Asset tracking solutions help build and maintain leaner workplaces by correctly managing and maintaining organisations’ assets, including the systematic coordination and tracking of individual risk assessments, scheduled inspections and maintenance, as well as ad-hoc and reactive maintenance tasks. Utilising a paper-based system which is prone to significant margins for error means that manufacturers are unnecessarily spending on people, paper and the additional cost of fixing the mistakes – these are often passed onto the customer.
Following successful implementation of significant asset tracking solutions, manufacturers are able to have full and accurate visibility of the returns and maintenance process for all equipment, leading to increased equipment reliability (which further lowers unnecessary staff costs) and reducing wasted expenditure, thus creating a leaner operation.
By implementing complimentary asset tracking technologies like handheld computers, owners and managers of manufacturing operations across Australia can deliver more accurate and timely information to limit equipment downtime and expedite repair order applications. For instance when a repair order comes in, equipment repair specialists can set to work using what is on-hand to repair, or track orders when the equipment is not available. Using a handheld computer can give specialist repairers on site a task detail showing the exact location of relevant parts and assets among the thousands that exist in a large manufacturing setting.

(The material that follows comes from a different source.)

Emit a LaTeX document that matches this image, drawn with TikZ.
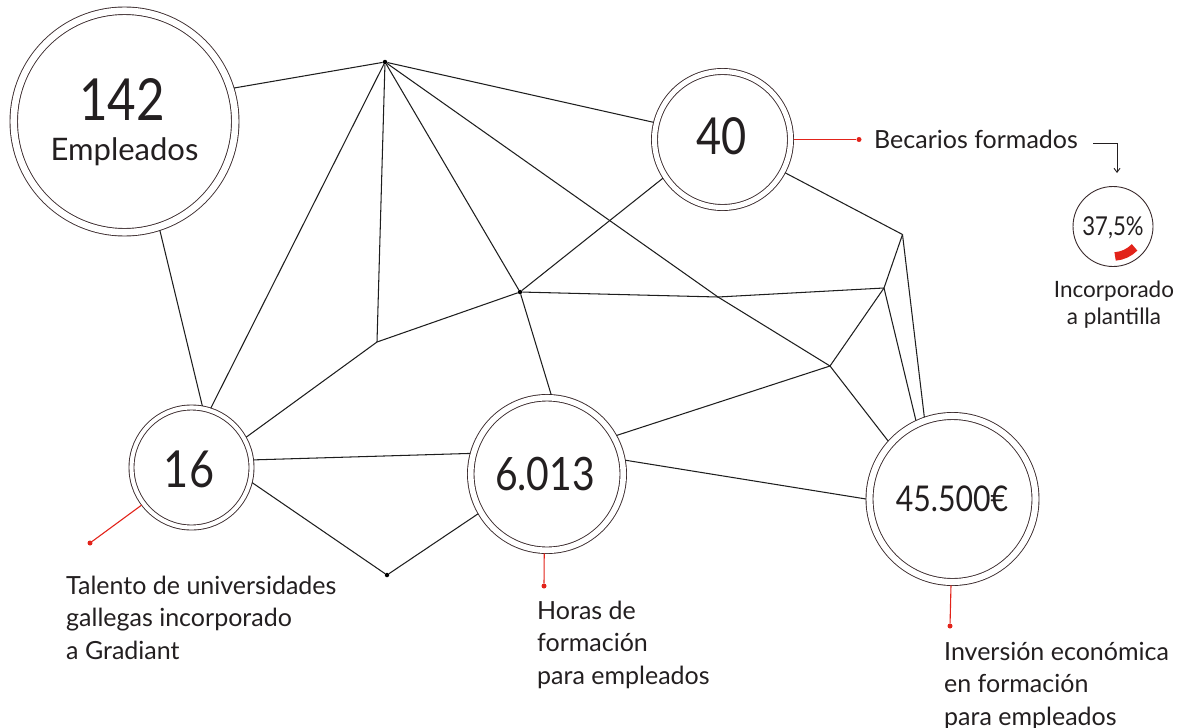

As the specialist picks a replacement item or puts something in to be repaired, they scan its bar code with the integrated scanner on the mobile computer. The program immediately subtracts the item from its inventory count, eliminating time workers waste looking for an unusable piece of equipment. When a replacement is issued or an item returns from repair, the specialist sends a task update through the mobile computer to the project manager which automatically updates the system. While these improvements may seem marginal in single instances, by making the small processes which happen regularly leaner, significant improvements can be gained. Imagine that each time a worker is looking for a piece of equipment that is in for repairs, it takes 10 minutes. Multiply that by the many times that it happens daily, by the number of workers and there are significant gains, reducing the cost to the operation and the consumer.
The manufacturing industry is at a tipping point. Warehouse and manufacturing operations across Australia are facing more pressure from fluctuating currencies and increased rates of competition to come up with solutions that ensure they will remain competitive in the long term. Any investments in new technology that will help drive innovation and increase efficiencies should therefore focus on tangible efficiency gains and a noticeable reduction in error rates. The impetus has been put squarely on manufacturers to be innovative with their processes and how they integrate new technology into their operations to ensure they are moving towards, not away from, the concept of lean manufacturing.